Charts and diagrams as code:
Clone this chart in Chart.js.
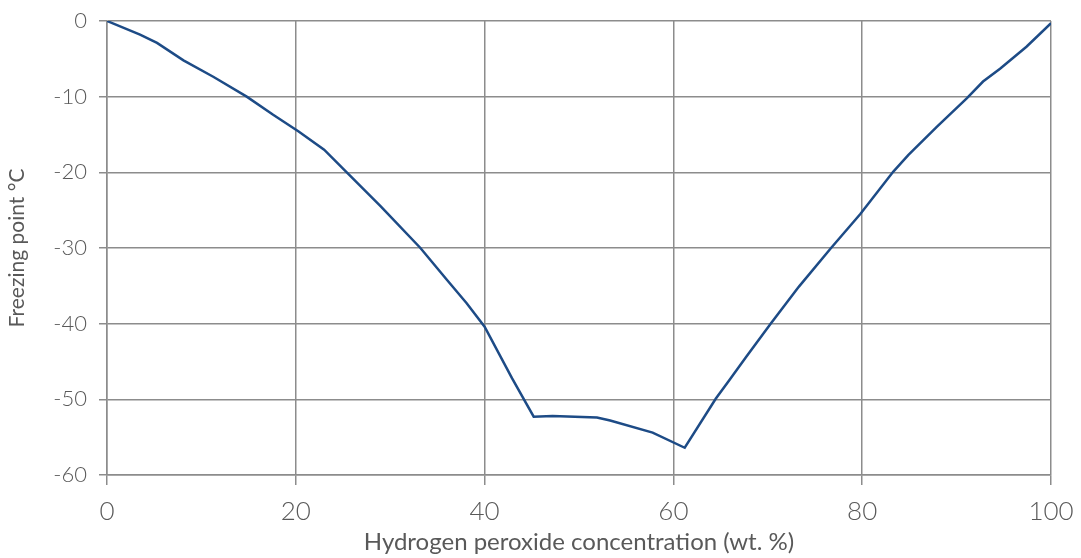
<!DOCTYPE html>
<html><head><meta charset="utf-8">
<script src="https://cdn.jsdelivr.net/npm/chart.js@4"></script>
<style>html,body{margin:0;padding:0;background:#fff}#wrap{width:1081px;height:558px}</style>
</head><body><div id="wrap"><canvas id="c" width="1081" height="558"></canvas></div>
<script>
const concentration = [0,3.5,5.3,8.1,11.3,14.8,17.6,20.3,23,25.4,29,33.2,36,38.1,40,42.9,45.2,47.2,51.9,53.3,57.8,61.2,64.5,65.9,67.7,70.3,73.3,76.7,79.8,83.3,84.9,87.9,91.1,92.8,94.6,97.4,100];
const freezingPoint = [0,-1.8,-2.9,-5.2,-7.4,-10,-12.4,-14.6,-17,-20,-24.5,-30,-34.2,-37.3,-40.4,-47.2,-52.3,-52.2,-52.4,-52.8,-54.4,-56.4,-49.9,-47.5,-44.4,-40,-35.1,-30,-25.5,-19.9,-17.7,-14,-10.2,-8.0,-6.3,-3.4,-0.3];
const xTitle = 'Hydrogen peroxide concentration (wt. %)';
const yTitle = 'Freezing point °C';

const pts = concentration.map((x,i)=>({x, y: freezingPoint[i]}));
const gridCol = '#8c8c8c';
const txt = '#595959';
new Chart(document.getElementById('c'), {
  type: 'scatter',
  data: { datasets: [{ data: pts, showLine: true, borderColor: '#1d4b86', borderWidth: 2.5, pointRadius: 0, tension: 0, fill: false }] },
  options: {
    responsive: false, animation: false,
    layout: { padding: { top: 21, right: 30, left: 5, bottom: 0 } },
    plugins: { legend: { display: false }, tooltip: { enabled: false } },
    scales: {
      x: { type: 'linear', min: 0, max: 100,
        afterFit: s => { s.height = 83; s.paddingLeft = 0; s.paddingRight = 0; },
        ticks: { stepSize: 20, color: txt, font: { family: 'Lato', size: 26, weight: 300 }, padding: 11, maxRotation: 0 },
        grid: { color: gridCol, lineWidth: 1.5, tickLength: 10 },
        border: { color: gridCol, width: 1.5 },
        title: { display: true, text: xTitle, color: txt, font: { family: 'Lato', size: 24 }, padding: { top: 0, bottom: 1 } } },
      y: { min: -60, max: 0,
        afterFit: s => { s.width = 102; s.paddingTop = 0; s.paddingBottom = 0; },
        ticks: { stepSize: 10, color: txt, font: { family: 'Lato', size: 22, weight: 300 }, padding: 12 },
        grid: { color: gridCol, lineWidth: 1.5, tickLength: 8 },
        border: { color: gridCol, width: 1.5 },
        title: { display: true, text: yTitle, color: txt, font: { family: 'Lato', size: 21 }, padding: { top: 0, bottom: 0 } } }
    }
  }
});
</script></body></html>
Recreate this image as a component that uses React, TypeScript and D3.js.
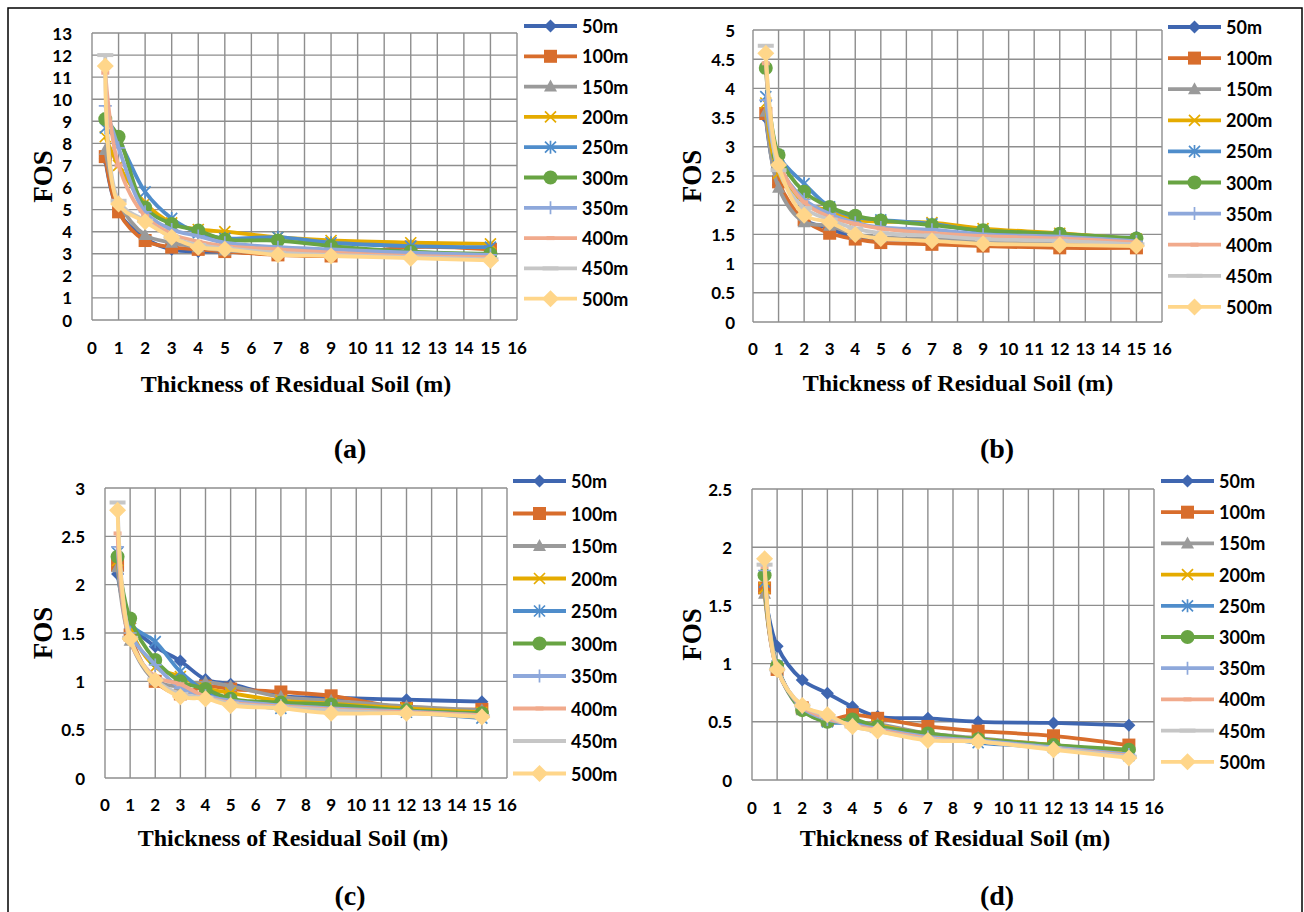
import React from 'react';
import * as d3 from 'd3';

// thickness of residual soil (m), shared by every panel
const thickness = [0.5, 1, 2, 3, 4, 5, 7, 9, 12, 15];
const seriesNames = ['50m', '100m', '150m', '200m', '250m', '300m', '350m', '400m', '450m', '500m'];
const xTicks = d3.range(0, 17);

// FOS values, one row per series (50m ... 500m)
const fosA = [
  [7.3, 4.9, 3.7, 3.2, 3.1, 3.1, 3.0, 3.0, 2.95, 2.9],
  [7.4, 4.9, 3.6, 3.3, 3.2, 3.1, 2.95, 2.9, 3.3, 3.2],
  [7.7, 5.35, 3.85, 3.5, 3.3, 3.15, 3.05, 3.0, 2.95, 2.9],
  [8.3, 7.0, 5.3, 4.4, 4.1, 4.0, 3.75, 3.6, 3.5, 3.45],
  [8.7, 8.1, 5.8, 4.6, 3.95, 3.7, 3.75, 3.5, 3.35, 3.3],
  [9.1, 8.3, 5.1, 4.35, 4.05, 3.65, 3.6, 3.35, 3.1, 3.0],
  [9.7, 7.8, 4.9, 4.1, 3.8, 3.5, 3.3, 3.2, 3.05, 2.95],
  [11.2, 7.0, 4.7, 3.9, 3.55, 3.35, 3.2, 3.05, 2.9, 2.85],
  [12.0, 5.4, 4.5, 3.75, 3.4, 3.25, 3.05, 2.95, 2.85, 2.75],
  [11.5, 5.25, 4.45, 3.75, 3.3, 3.2, 2.95, 2.9, 2.8, 2.7],
];
const fosB = [
  [3.5, 2.35, 1.75, 1.6, 1.45, 1.42, 1.4, 1.38, 1.42, 1.45],
  [3.57, 2.4, 1.75, 1.52, 1.42, 1.36, 1.33, 1.3, 1.27, 1.27],
  [3.6, 2.3, 1.71, 1.65, 1.5, 1.45, 1.42, 1.38, 1.36, 1.35],
  [3.75, 2.55, 2.05, 1.9, 1.75, 1.72, 1.7, 1.6, 1.52, 1.42],
  [3.86, 2.85, 2.37, 1.97, 1.8, 1.75, 1.68, 1.55, 1.48, 1.4],
  [4.35, 2.86, 2.23, 1.97, 1.82, 1.74, 1.66, 1.57, 1.51, 1.43],
  [3.8, 2.7, 2.1, 1.85, 1.7, 1.62, 1.58, 1.5, 1.46, 1.38],
  [4.43, 2.75, 2.05, 1.8, 1.68, 1.6, 1.52, 1.47, 1.43, 1.36],
  [4.73, 2.6, 1.95, 1.75, 1.6, 1.52, 1.48, 1.42, 1.39, 1.33],
  [4.6, 2.69, 1.83, 1.71, 1.5, 1.43, 1.39, 1.34, 1.32, 1.3],
];
const fosC = [
  [2.11, 1.6, 1.36, 1.21, 1.02, 0.97, 0.85, 0.83, 0.81, 0.79],
  [2.2, 1.48, 1.0, 0.87, 0.95, 0.92, 0.89, 0.85, 0.72, 0.71],
  [2.18, 1.42, 1.01, 0.95, 0.99, 0.95, 0.84, 0.8, 0.74, 0.7],
  [2.25, 1.55, 1.15, 1.05, 0.93, 0.88, 0.8, 0.77, 0.72, 0.68],
  [2.33, 1.6, 1.41, 1.1, 0.9, 0.8, 0.72, 0.74, 0.68, 0.62],
  [2.29, 1.65, 1.22, 1.0, 0.92, 0.82, 0.78, 0.76, 0.7, 0.67],
  [2.39, 1.5, 1.17, 0.93, 0.85, 0.8, 0.75, 0.72, 0.69, 0.65],
  [2.53, 1.42, 1.05, 0.97, 0.84, 0.78, 0.74, 0.71, 0.68, 0.65],
  [2.85, 1.45, 1.02, 0.87, 0.83, 0.77, 0.73, 0.7, 0.67, 0.64],
  [2.77, 1.44, 1.01, 0.84, 0.82, 0.75, 0.72, 0.67, 0.67, 0.63],
];
const fosD = [
  [1.62, 1.15, 0.86, 0.745, 0.63, 0.545, 0.53, 0.5, 0.49, 0.47],
  [1.65, 0.95, 0.62, 0.52, 0.56, 0.53, 0.46, 0.42, 0.38, 0.3],
  [1.6, 0.96, 0.6, 0.5, 0.5, 0.48, 0.4, 0.36, 0.3, 0.24],
  [1.65, 0.97, 0.62, 0.52, 0.5, 0.47, 0.39, 0.35, 0.3, 0.23],
  [1.7, 0.98, 0.61, 0.5, 0.49, 0.45, 0.38, 0.32, 0.28, 0.21],
  [1.76, 0.98, 0.6, 0.5, 0.52, 0.46, 0.4, 0.35, 0.3, 0.26],
  [1.8, 0.97, 0.62, 0.52, 0.48, 0.44, 0.37, 0.34, 0.28, 0.22],
  [1.83, 0.96, 0.63, 0.53, 0.47, 0.43, 0.36, 0.33, 0.27, 0.21],
  [1.85, 0.95, 0.64, 0.55, 0.46, 0.42, 0.35, 0.33, 0.27, 0.2],
  [1.9, 0.95, 0.64, 0.56, 0.46, 0.42, 0.34, 0.33, 0.26, 0.19],
];

const colors = ['#3f66b0', '#d86d2c', '#9a9a9a', '#e5ab00', '#4f8dcb', '#68a443', '#8ea8db', '#f1aa8c', '#c6c6c6', '#ffd68a'];
const markerKinds = ['diamond', 'square', 'triangle', 'x', 'star', 'circle', 'plus', 'dash', 'longdash', 'bigdiamond'];

const tickFont = 'Lato, "Open Sans", sans-serif';
const serif = '"Liberation Serif", "DejaVu Serif", serif';

function Marker({ kind, cx, cy, color }: { kind: string; cx: number; cy: number; color: string }) {
  const r = 6.5;
  switch (kind) {
    case 'diamond':
      return <path d={`M${cx},${cy - r}L${cx + r},${cy}L${cx},${cy + r}L${cx - r},${cy}Z`} fill={color} />;
    case 'bigdiamond':
      return <path d={`M${cx},${cy - 8.5}L${cx + 8.5},${cy}L${cx},${cy + 8.5}L${cx - 8.5},${cy}Z`} fill={color} />;
    case 'square':
      return <rect x={cx - 6.5} y={cy - 6.5} width={13} height={13} fill={color} />;
    case 'triangle':
      return <path d={`M${cx},${cy - 7}L${cx + 6.5},${cy + 5}L${cx - 6.5},${cy + 5}Z`} fill={color} />;
    case 'circle':
      return <circle cx={cx} cy={cy} r={7} fill={color} />;
    case 'x':
      return <path d={`M${cx - 5.5},${cy - 5.5}L${cx + 5.5},${cy + 5.5}M${cx + 5.5},${cy - 5.5}L${cx - 5.5},${cy + 5.5}`} stroke={color} strokeWidth={1.7} />;
    case 'star':
      return <path d={`M${cx - 5.5},${cy - 5.5}L${cx + 5.5},${cy + 5.5}M${cx + 5.5},${cy - 5.5}L${cx - 5.5},${cy + 5.5}M${cx},${cy - 6.5}L${cx},${cy + 6.5}`} stroke={color} strokeWidth={1.7} />;
    case 'plus':
      return <path d={`M${cx - 6.5},${cy}L${cx + 6.5},${cy}M${cx},${cy - 6.5}L${cx},${cy + 6.5}`} stroke={color} strokeWidth={1.7} />;
    case 'dash':
      return <rect x={cx - 4} y={cy - 2} width={8} height={4} fill={color} />;
    case 'longdash':
      return <rect x={cx - 8} y={cy - 2} width={16} height={4} fill={color} />;
    default:
      return null;
  }
}

type PanelProps = {
  data: number[][];
  yMax: number;
  yStep: number;
  plot: [number, number, number, number]; // left, right, top, bottom
  yLabelX: number;
  xLabelY: number;
  legendX: number;
  legendY: number;
  legendGap: number;
  fosX: number;
  titleX: number;
  titleY: number;
  tag: string;
  tagX: number;
  tagY: number;
};

function Panel(p: PanelProps) {
  const [l, r, t, b] = p.plot;
  const x = d3.scaleLinear().domain([0, 16]).range([l, r]);
  const y = d3.scaleLinear().domain([0, p.yMax]).range([b, t]);
  const yTicks = d3.range(0, p.yMax + p.yStep / 2, p.yStep);
  const line = d3
    .line<number>()
    .x((_, i) => x(thickness[i]))
    .y((d) => y(d))
    .curve(d3.curveCatmullRom.alpha(0.5));

  return (
    <g>
      {/* grid */}
      <g stroke="#8e8e8e" strokeWidth={1.4}>
        {xTicks.map((v) => (
          <line key={'gx' + v} x1={x(v)} x2={x(v)} y1={t} y2={b} />
        ))}
        {yTicks.map((v) => (
          <line key={'gy' + v} x1={l} x2={r} y1={y(v)} y2={y(v)} />
        ))}
      </g>
      {/* tick labels */}
      <g fontFamily={tickFont} fontWeight="bold" fontSize={17} fill="#000">
        {xTicks.map((v) => (
          <text key={'tx' + v} x={x(v)} y={p.xLabelY} textAnchor="middle" dominantBaseline="central">
            {v}
          </text>
        ))}
        {yTicks.map((v) => (
          <text key={'ty' + v} x={p.yLabelX} y={y(v)} textAnchor="end" dominantBaseline="central">
            {d3.format('~g')(+v.toFixed(2))}
          </text>
        ))}
      </g>
      {/* series */}
      {p.data.map((row, si) => (
        <g key={'s' + si}>
          <path d={line(row) || ''} fill="none" stroke={colors[si]} strokeWidth={3.8} strokeLinejoin="round" />
          {row.map((v, i) => (
            <Marker key={i} kind={markerKinds[si]} cx={x(thickness[i])} cy={y(v)} color={colors[si]} />
          ))}
        </g>
      ))}
      {/* legend */}
      {seriesNames.map((name, si) => {
        const ly = p.legendY + si * p.legendGap;
        return (
          <g key={'lg' + si}>
            <line x1={p.legendX} x2={p.legendX + 53} y1={ly} y2={ly} stroke={colors[si]} strokeWidth={3.8} />
            <Marker kind={markerKinds[si]} cx={p.legendX + 26.5} cy={ly} color={colors[si]} />
            <text
              x={p.legendX + 58}
              y={ly}
              dominantBaseline="central"
              fontFamily={tickFont}
              fontWeight="bold"
              fontSize={18}
              fill="#000"
            >
              {name}
            </text>
          </g>
        );
      })}
      {/* axis titles */}
      <text
        transform={`translate(${p.fosX},${(t + b) / 2}) rotate(-90)`}
        textAnchor="middle"
        dominantBaseline="central"
        fontFamily={serif}
        fontWeight="bold"
        fontSize={27}
      >
        FOS
      </text>
      <text x={p.titleX} y={p.titleY} textAnchor="middle" dominantBaseline="central" fontFamily={serif} fontWeight="bold" fontSize={24}>
        Thickness of Residual Soil (m)
      </text>
      <text x={p.tagX} y={p.tagY} textAnchor="middle" dominantBaseline="central" fontFamily={serif} fontWeight="bold" fontSize={28}>
        {p.tag}
      </text>
    </g>
  );
}

export default function App() {
  return (
    <svg width={1304} height={912} style={{ position: 'absolute', left: 0, top: 0, background: '#fff' }}>
      <rect x={8} y={8} width={1294} height={920} fill="none" stroke="#000" strokeWidth={1.5} />
      <Panel
        data={fosA} yMax={13} yStep={1} plot={[92, 517, 33, 320]}
        yLabelX={72} xLabelY={347} legendX={524} legendY={26} legendGap={30.3}
        fosX={43} titleX={296} titleY={384} tag="(a)" tagX={350} tagY={448}
      />
      <Panel
        data={fosB} yMax={5} yStep={0.5} plot={[753, 1162, 30, 322]}
        yLabelX={735} xLabelY={348} legendX={1168} legendY={27} legendGap={31.1}
        fosX={692} titleX={958} titleY={383} tag="(b)" tagX={997} tagY={448}
      />
      <Panel
        data={fosC} yMax={3} yStep={0.5} plot={[105, 507, 488, 778]}
        yLabelX={85} xLabelY={804} legendX={513} legendY={481} legendGap={32.5}
        fosX={43} titleX={293} titleY={838} tag="(c)" tagX={350} tagY={895}
      />
      <Panel
        data={fosD} yMax={2.5} yStep={0.5} plot={[752, 1154, 489, 780]}
        yLabelX={732} xLabelY={807} legendX={1161} legendY={481} legendGap={31.2}
        fosX={692} titleX={955} titleY={838} tag="(d)" tagX={997} tagY={895}
      />
    </svg>
  );
}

_Task goal_
Filter the listing above for the string "React" and copy every matching line.

_Final result_
Recreate this image as a component that uses React, TypeScript and D3.js.
import React from 'react';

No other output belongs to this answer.